### A block of data
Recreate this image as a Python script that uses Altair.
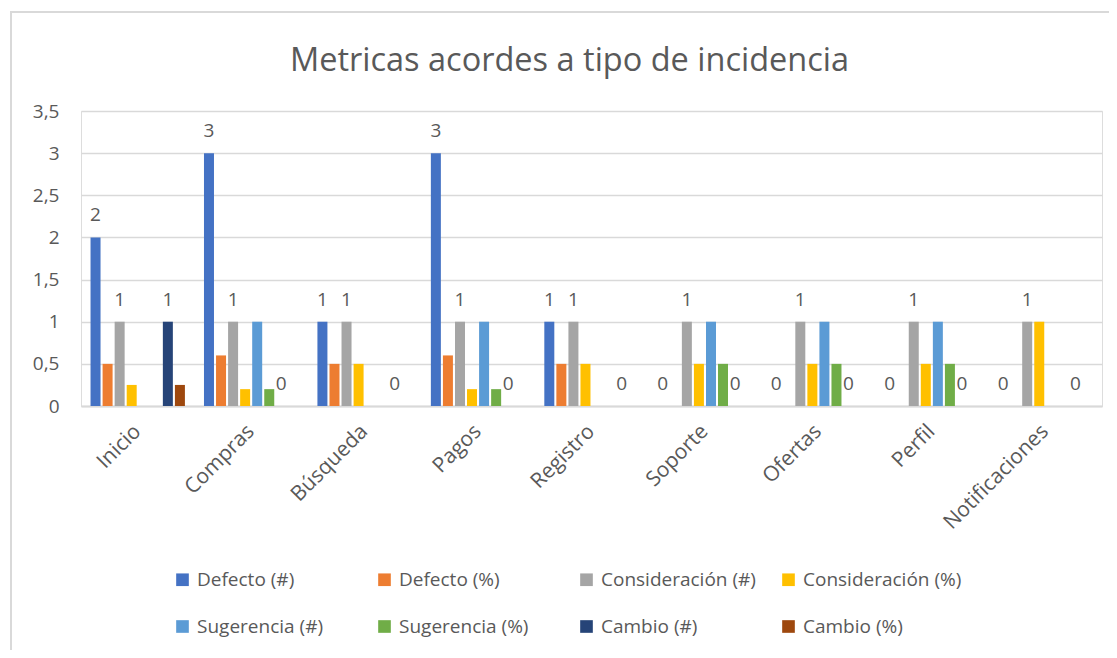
import altair as alt
import pandas as pd

categories = ["Inicio", "Compras", "Búsqueda", "Pagos", "Registro",
              "Soporte", "Ofertas", "Perfil", "Notificaciones"]
series = ["Defecto (#)", "Defecto (%)", "Consideración (#)", "Consideración (%)",
          "Sugerencia (#)", "Sugerencia (%)", "Cambio (#)", "Cambio (%)"]
colors = ["#4472C4", "#ED7D31", "#A5A5A5", "#FFC000",
          "#5B9BD5", "#70AD47", "#264478", "#9E480E"]

defecto_n = [2, 3, 1, 3, 1, 0, 0, 0, 0]
defecto_p = [0.5, 0.6, 0.5, 0.6, 0.5, 0, 0, 0, 0]
consid_n = [1, 1, 1, 1, 1, 1, 1, 1, 1]
consid_p = [0.25, 0.2, 0.5, 0.2, 0.5, 0.5, 0.5, 0.5, 1]
suger_n = [0, 1, 0, 1, 0, 1, 1, 1, 0]
suger_p = [0, 0.2, 0, 0.2, 0, 0.5, 0.5, 0.5, 0]
cambio_n = [1, 0, 0, 0, 0, 0, 0, 0, 0]
cambio_p = [0.25, 0, 0, 0, 0, 0, 0, 0, 0]

labelled = ["Defecto (#)", "Consideración (#)", "Cambio (#)"]
y_ticks = [0, 0.5, 1, 1.5, 2, 2.5, 3, 3.5]

values = [defecto_n, defecto_p, consid_n, consid_p, suger_n, suger_p, cambio_n, cambio_p]
rows = []
for s, vals in zip(series, values):
    for c, v in zip(categories, vals):
        rows.append({"categoria": c, "serie": s, "valor": v})
df = pd.DataFrame(rows)

FONT = "Open Sans"
GREY = "#595959"

x_enc = alt.X("categoria:N", sort=categories, title=None,
              scale=alt.Scale(paddingInner=0.15, paddingOuter=0.075),
              axis=alt.Axis(labelAngle=315, labelAlign="right", labelBaseline="middle",
                            labelPadding=22, labelFontSize=21, labelColor=GREY,
                            labelFont=FONT, ticks=False, domainColor="#D9D9D9",
                            domainWidth=2, grid=False))
xo_enc = alt.XOffset("serie:N", sort=series,
                     scale=alt.Scale(domain=series, paddingInner=0.17, paddingOuter=0.085))
y_enc = alt.Y("valor:Q", title=None,
              scale=alt.Scale(domain=[0, 3.5], nice=False),
              axis=alt.Axis(values=y_ticks, labelExpr="replace(format(datum.value, '.1~f'), '.', ',')",
                            labelFontSize=19, labelColor=GREY, labelFont=FONT, labelPadding=22,
                            ticks=False, domain=False, gridColor="#D9D9D9", gridWidth=1.5))

bars = alt.Chart(df).mark_bar().encode(
    x=x_enc,
    xOffset=xo_enc,
    y=y_enc,
    color=alt.Color("serie:N", sort=series,
                    scale=alt.Scale(domain=series, range=colors),
                    legend=alt.Legend(title=None, orient="none", legendX=92, legendY=459,
                                      direction="horizontal",
                                      columns=4, gridAlign="all", symbolType="square",
                                      symbolSize=160, symbolStrokeWidth=0, labelFontSize=19,
                                      labelColor=GREY, labelFont=FONT, labelOffset=5,
                                      columnPadding=19, rowPadding=27, labelLimit=300)),
)

labels = alt.Chart(df).transform_filter(
    alt.FieldOneOfPredicate(field="serie", oneOf=labelled)
).mark_text(fontSize=19, font=FONT, color=GREY, baseline="alphabetic", dy=-16).encode(
    x=alt.X("categoria:N", sort=categories),
    xOffset=alt.XOffset("serie:N", sort=series),
    y=alt.Y("valor:Q"),
    text=alt.Text("valor:Q", format="d"),
)

frame = alt.Chart(alt.Data(values=[{"a": 1}])).mark_rect(
    fill=None, stroke="#D9D9D9", strokeWidth=2
).encode(x=alt.value(-70), x2=alt.value(1100), y=alt.value(-99), y2=alt.value(700))

chart = alt.layer(frame, bars, labels).properties(
    width=1021, height=295,
    padding={"left": 73, "top": 103, "right": 7, "bottom": 244},
    autosize=alt.AutoSizeParams(type="none"),
    title=alt.TitleParams("Metricas acordes a tipo de incidencia", fontSize=32.5, font=FONT,
                          fontWeight="normal", color=GREY, anchor="middle", frame="group",
                          baseline="bottom", offset=-99, dx=-22),
).configure_view(stroke=None).configure(background="white")

chart.save("out.html", embed_options={"renderer": "svg", "actions": False})
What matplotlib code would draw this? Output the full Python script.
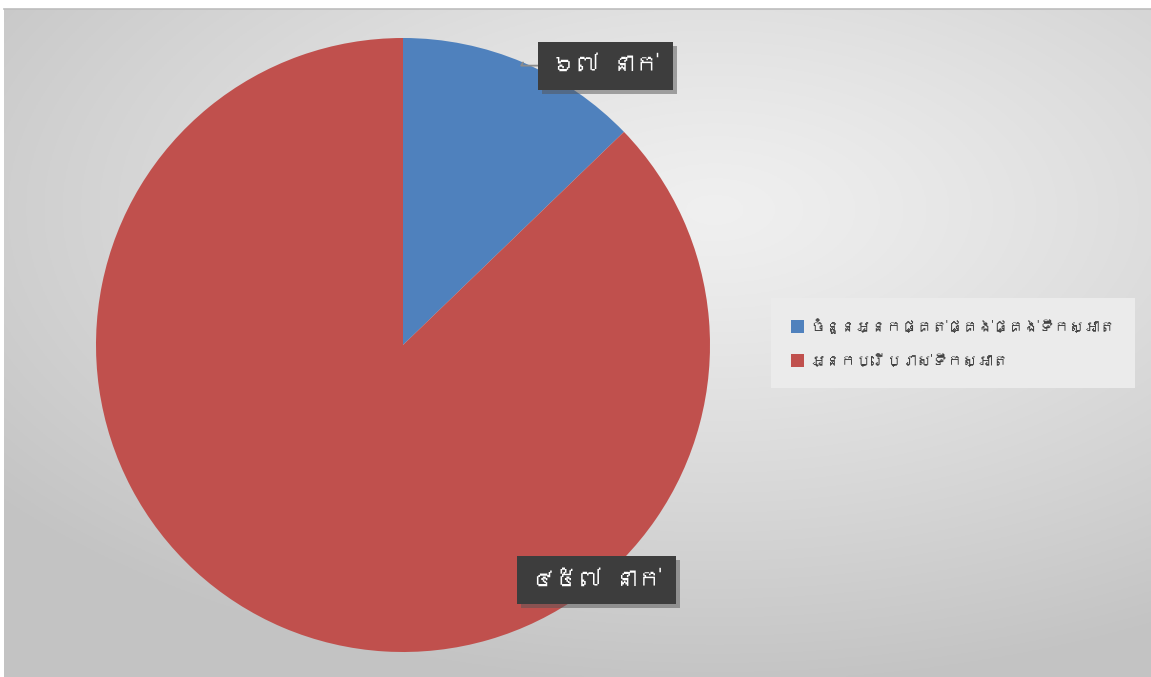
import numpy as np
import matplotlib.pyplot as plt
from matplotlib import font_manager
import matplotlib.patheffects as pe

# ទិន្នន័យ
categories = ["ចំនួនអ្នកផ្គត់ផ្គង់ផ្គង់ទឹកស្អាត", "អ្នកប្រើប្រាស់ទឹកស្អាត"]
values = [67, 457]
value_labels = ["៦៧ នាក់", "៤៥៧ នាក់"]
colors = ["#4f81bd", "#c0504d"]


def find_khmer_font():
    # look for any installed font that has Khmer glyphs
    for f in font_manager.fontManager.ttflist:
        try:
            cmap = font_manager.get_font(f.fname).get_charmap()
        except Exception:
            continue
        if 0x1780 in cmap and 0x17E0 in cmap:
            return f.name
    return None


khmer = find_khmer_font()
fams = ([khmer] if khmer else []) + ["DejaVu Sans"]
plt.rcParams["font.family"] = fams

W, H = 1151, 677
fig = plt.figure(figsize=(W / 100, H / 100), dpi=100)
fig.patch.set_facecolor("white")

# gradient background
bg = fig.add_axes([4 / W, 0, 1 - 4 / W, (H - 9) / H])
bg.axis("off")
yy, xx = np.mgrid[0:1:300j, 0:1:500j]
d = np.sqrt(((xx - 0.62) / 1.0) ** 2 + ((yy - 0.3) / 0.9) ** 2)
d = np.clip(d / 0.8, 0, 1)
shade = 0.94 - 0.175 * d ** 1.2
img = np.dstack([shade, shade, shade])
bg.imshow(img, extent=[0, 1, 0, 1], origin="upper", aspect="auto")
bg.set_xlim(0, 1)
bg.set_ylim(0, 1)
fig.add_artist(plt.Line2D([4 / W, 1], [(H - 8.5) / H] * 2, color="#bdbdbd", lw=1.2))

# pie
cx, cy, r = 403, 345, 307
ax = fig.add_axes([(cx - r) / W, (H - cy - r) / H, 2 * r / W, 2 * r / H])
ax.set_facecolor("none")
wedges, _ = ax.pie(values, colors=colors, startangle=90, counterclock=False,
                   radius=1, wedgeprops=dict(linewidth=0))
ax.set_xlim(-1, 1)
ax.set_ylim(-1, 1)
ax.axis("off")

label_pos = [(0.66, 0.91), (0.63, -0.765)]
for i, (w, lab, pos) in enumerate(zip(wedges, value_labels, label_pos)):
    mid = np.deg2rad((w.theta1 + w.theta2) / 2)
    edge = (np.cos(mid), np.sin(mid))
    arrow = None
    if i == 0:
        arrow = dict(arrowstyle="-", color="#8c8c8c", lw=1.3, shrinkA=0, shrinkB=0,
                     connectionstyle="angle,angleA=0,angleB=60,rad=0")
    t = ax.annotate(lab, xy=edge if i == 0 else pos, xytext=pos,
                    ha="center", va="center", fontsize=17, fontweight="bold",
                    color="white",
                    bbox=dict(boxstyle="square,pad=0.6", fc="#3d3d3d", ec="none"),
                    arrowprops=arrow, annotation_clip=False, zorder=5)
    t.get_bbox_patch().set_path_effects(
        [pe.SimplePatchShadow(offset=(3, -3), shadow_rgbFace="#555555", alpha=0.5), pe.Normal()])

# legend
handles = [plt.Rectangle((0, 0), 1, 1, fc=c, ec="none") for c in colors]
leg = fig.legend(handles, categories, loc="center right",
                 bbox_to_anchor=(1143 / W, (H - 343) / H),
                 fontsize=11, frameon=True, fancybox=False,
                 handlelength=0.9, handleheight=0.9, handletextpad=0.4,
                 borderpad=1.3, labelspacing=1.3, labelcolor="#404040")
leg.get_frame().set_facecolor("#ebebeb")
leg.get_frame().set_edgecolor("none")
leg.get_frame().set_alpha(1)

fig.savefig("out.png", dpi=100)
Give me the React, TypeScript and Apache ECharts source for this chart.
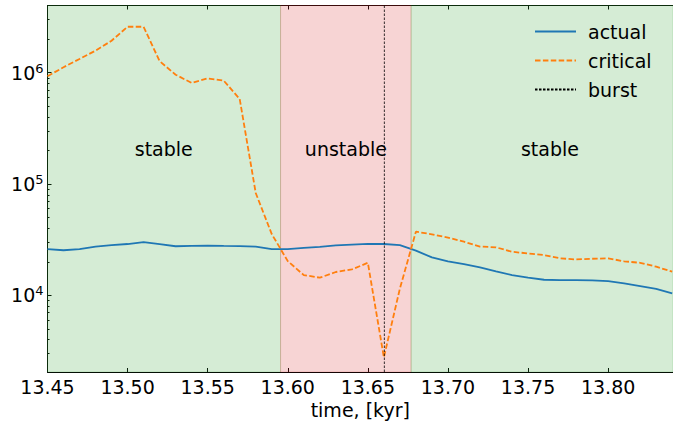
import React, { useEffect, useRef } from "react";
import * as echarts from "echarts";

const time = [
  13.45, 13.46, 13.47, 13.48, 13.49, 13.5, 13.51, 13.52, 13.53, 13.54,
  13.55, 13.56, 13.57, 13.58, 13.59, 13.6, 13.61, 13.62, 13.63, 13.64,
  13.65, 13.66, 13.67, 13.68, 13.69, 13.7, 13.71, 13.72, 13.73, 13.74,
  13.75, 13.76, 13.77, 13.78, 13.79, 13.8, 13.81, 13.82, 13.83, 13.84,
];

const actual = [
  2.6e4, 2.54e4, 2.6e4, 2.74e4, 2.82e4, 2.89e4, 3.0e4, 2.88e4, 2.76e4, 2.78e4,
  2.8e4, 2.78e4, 2.77e4, 2.74e4, 2.6e4, 2.6e4, 2.67e4, 2.73e4, 2.81e4, 2.86e4,
  2.9e4, 2.89e4, 2.82e4, 2.52e4, 2.19e4, 2.02e4, 1.91e4, 1.78e4, 1.64e4, 1.52e4,
  1.44e4, 1.38e4, 1.37e4, 1.37e4, 1.36e4, 1.34e4, 1.28e4, 1.21e4, 1.14e4, 1.04e4,
];

const critical = [
  9.3e5, 1.12e6, 1.33e6, 1.58e6, 1.94e6, 2.59e6, 2.59e6, 1.27e6, 9.6e5, 8.1e5,
  8.9e5, 8.5e5, 5.8e5, 8.3e4, 3.55e4, 2.03e4, 1.52e4, 1.44e4, 1.62e4, 1.71e4,
  1.96e4, 2.77e3, 1.15e4, 3.73e4, 3.53e4, 3.3e4, 3.03e4, 2.74e4, 2.7e4, 2.46e4,
  2.38e4, 2.3e4, 2.15e4, 2.1e4, 2.13e4, 2.15e4, 2.02e4, 1.96e4, 1.81e4, 1.63e4,
];

const burstTime = 13.6603;

const regionStarts = [13.45, 13.5955, 13.677];
const regionEnds = [13.5955, 13.677, 13.8405];
const regionLabels = ["stable", "unstable", "stable"];
const regionLabelTimes = [13.5226, 13.6363, 13.7637];
const regionLabelValue = 2.05e5;

const yMajorTicks = [1e4, 1e5, 1e6];
const yMinorTicks = [
  3000, 4000, 5000, 6000, 7000, 8000, 9000,
  2e4, 3e4, 4e4, 5e4, 6e4, 7e4, 8e4, 9e4,
  2e5, 3e5, 4e5, 5e5, 6e5, 7e5, 8e5, 9e5,
  2e6, 3e6, 4e6,
];

const xMin = 13.45;
const xMax = 13.8405;
const xInterval = 0.05;
const yMin = 2046;
const yMax = 4.02e6;

const FONT = "DejaVu Sans";
const FS = 19;
const regionColors: Record<string, string> = {
  stable: "rgba(44,160,44,0.2)",
  unstable: "rgba(214,39,40,0.2)",
};

export default function App() {
  const ref = useRef<HTMLDivElement>(null);

  useEffect(() => {
    if (!ref.current) return;
    const chart = echarts.init(ref.current, undefined, { renderer: "svg" });

    const axisLine = { show: true, lineStyle: { color: "#000", width: 1 } };

    const option: any = {
      animation: false,
      grid: { left: 47.5, right: -2, top: 5.5, bottom: 53 },
      legend: {
        orient: "vertical",
        left: 529,
        top: 17,
        itemWidth: 41,
        itemHeight: 12,
        itemGap: 10,
        itemStyle: { opacity: 0 },
        textStyle: { fontFamily: FONT, fontSize: FS, color: "#000", padding: [0, 0, 0, 7] },
        data: ["actual", "critical", "burst"],
      },
      xAxis: [
        {
          type: "value",
          position: "bottom",
          min: xMin,
          max: xMax,
          interval: xInterval,
          name: "time, [kyr]",
          nameLocation: "middle",
          nameGap: 28,
          nameTextStyle: { fontFamily: FONT, fontSize: FS, color: "#000" },
          axisLine,
          axisTick: { show: true, inside: true, length: 4, lineStyle: { color: "#000" } },
          axisLabel: {
            fontFamily: FONT,
            fontSize: FS,
            color: "#000",
            margin: 5,
            showMaxLabel: false,
            formatter: (v: number) => v.toFixed(2),
          },
          splitLine: { show: false },
        },
        {
          type: "value",
          position: "top",
          min: xMin,
          max: xMax,
          interval: xInterval,
          axisLine,
          axisTick: { show: true, inside: true, length: 4, lineStyle: { color: "#000" } },
          axisLabel: { show: false },
          splitLine: { show: false },
        },
      ],
      yAxis: [
        {
          type: "log",
          logBase: 10,
          min: yMin,
          max: yMax,
          position: "left",
          axisLine,
          axisTick: {
            show: true,
            inside: true,
            length: 4,
            customValues: yMajorTicks,
            lineStyle: { color: "#000" },
          },
          axisLabel: {
            customValues: yMajorTicks,
            fontFamily: FONT,
            fontSize: FS,
            color: "#000",
            margin: 4,
            formatter: (v: number) => "10{sup|" + Math.round(Math.log10(v)) + "}",
            rich: {
              sup: { fontFamily: FONT, fontSize: 13, color: "#000", padding: [0, 0, 9, 0] },
            },
          },
          splitLine: { show: false },
        },
        {
          type: "log",
          logBase: 10,
          min: yMin,
          max: yMax,
          position: "left",
          axisLine: { show: false },
          axisTick: {
            show: true,
            inside: true,
            length: 2,
            customValues: yMinorTicks,
            lineStyle: { color: "#000" },
          },
          axisLabel: { show: false },
          splitLine: { show: false },
        },
      ],
      series: [
        {
          name: "actual",
          type: "line",
          xAxisIndex: 0,
          yAxisIndex: 0,
          data: time.map((t, i) => [t, actual[i]]),
          symbol: "none",
          z: 3,
          lineStyle: { color: "#1f77b4", width: 1.8 },
          itemStyle: { color: "#1f77b4" },
          markArea: {
            silent: true,
            z: 1,
            data: regionStarts.map((s, i) => [
              {
                xAxis: s,
                itemStyle: {
                  color: regionColors[regionLabels[i]],
                  borderColor: regionColors[regionLabels[i]],
                  borderWidth: 1,
                },
              },
              { xAxis: regionEnds[i] },
            ]),
          },
          markPoint: {
            silent: true,
            symbol: "circle",
            symbolSize: 1,
            itemStyle: { color: "rgba(0,0,0,0)" },
            label: {
              show: true,
              position: "inside",
              formatter: "{b}",
              fontFamily: FONT,
              fontSize: FS,
              color: "#000",
            },
            data: regionLabels.map((name, i) => ({
              name,
              coord: [regionLabelTimes[i], regionLabelValue],
            })),
          },
        },
        {
          name: "critical",
          type: "line",
          xAxisIndex: 0,
          yAxisIndex: 0,
          data: time.map((t, i) => [t, critical[i]]),
          symbol: "none",
          z: 4,
          lineStyle: { color: "#ff7f0e", width: 1.8, type: [5.5, 2.4] },
          itemStyle: { color: "#ff7f0e" },
        },
        {
          name: "burst",
          type: "line",
          xAxisIndex: 0,
          yAxisIndex: 0,
          data: [
            [burstTime, yMin],
            [burstTime, yMax],
          ],
          symbol: "none",
          z: 5,
          lineStyle: { color: "#000", width: 0.8, type: [2.5, 1.5] },
          itemStyle: { color: "#000" },
        },
      ],
    };

    chart.setOption(option);
    return () => chart.dispose();
  }, []);

  return (
    <div
      ref={ref}
      style={{ position: "absolute", left: 0, top: 0, width: 673, height: 425 }}
    />
  );
}
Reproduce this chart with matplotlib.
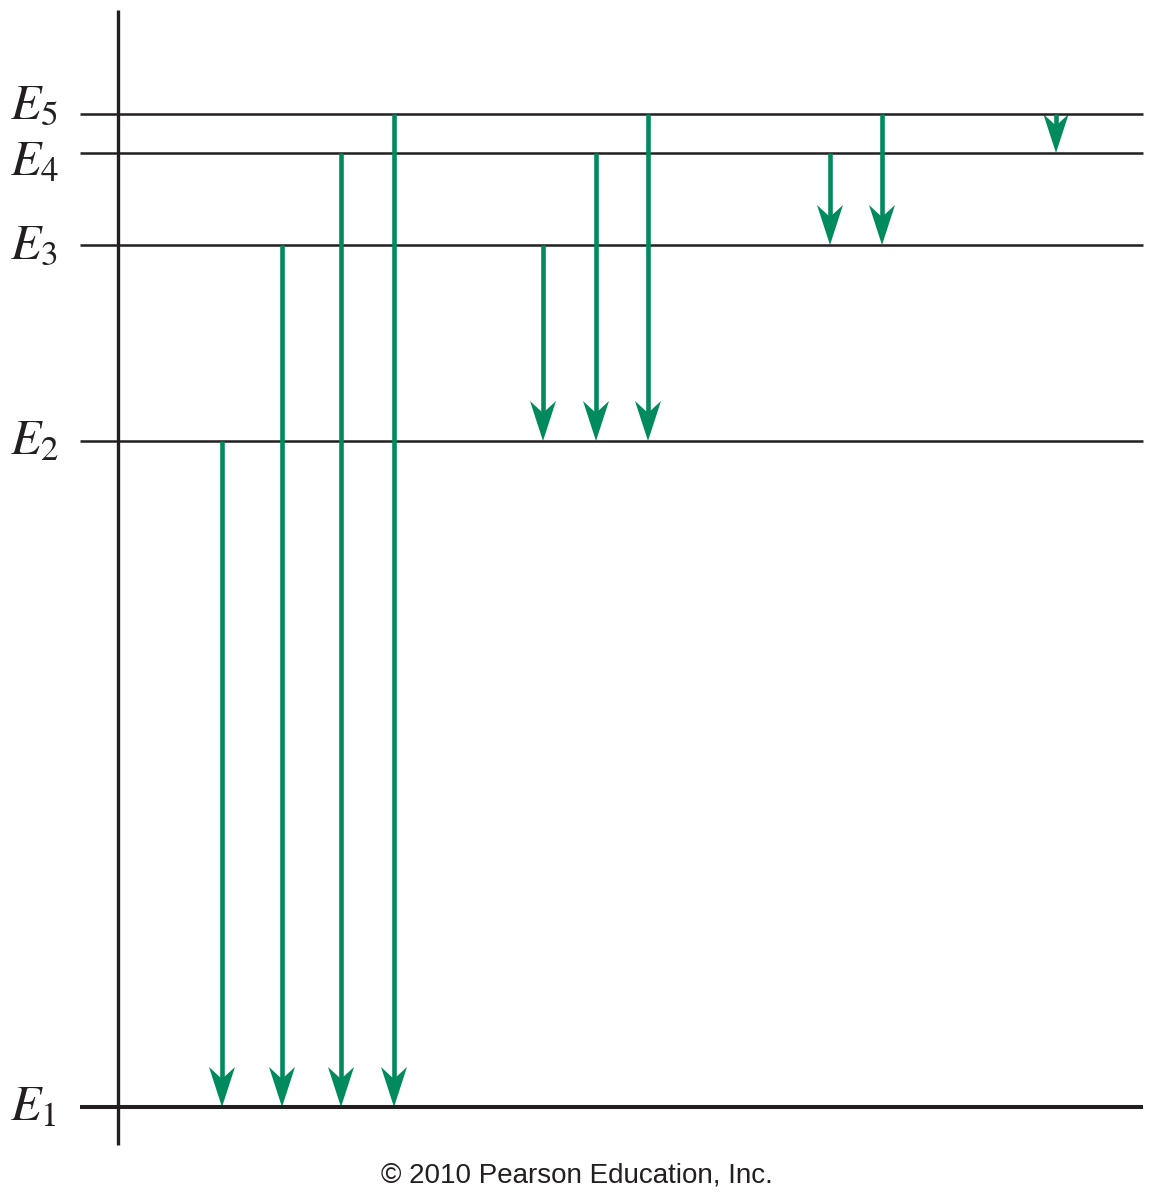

### Instructions to follow
Pictures are excluded. Repeat exactly the lines from the one containing "Give me the" to the one containing "import * as", inclusive.

### Finished answer
Give me the React, TypeScript and Apache ECharts source for this chart.
import React, { useEffect, useRef } from "react";
import * as echarts from "echarts";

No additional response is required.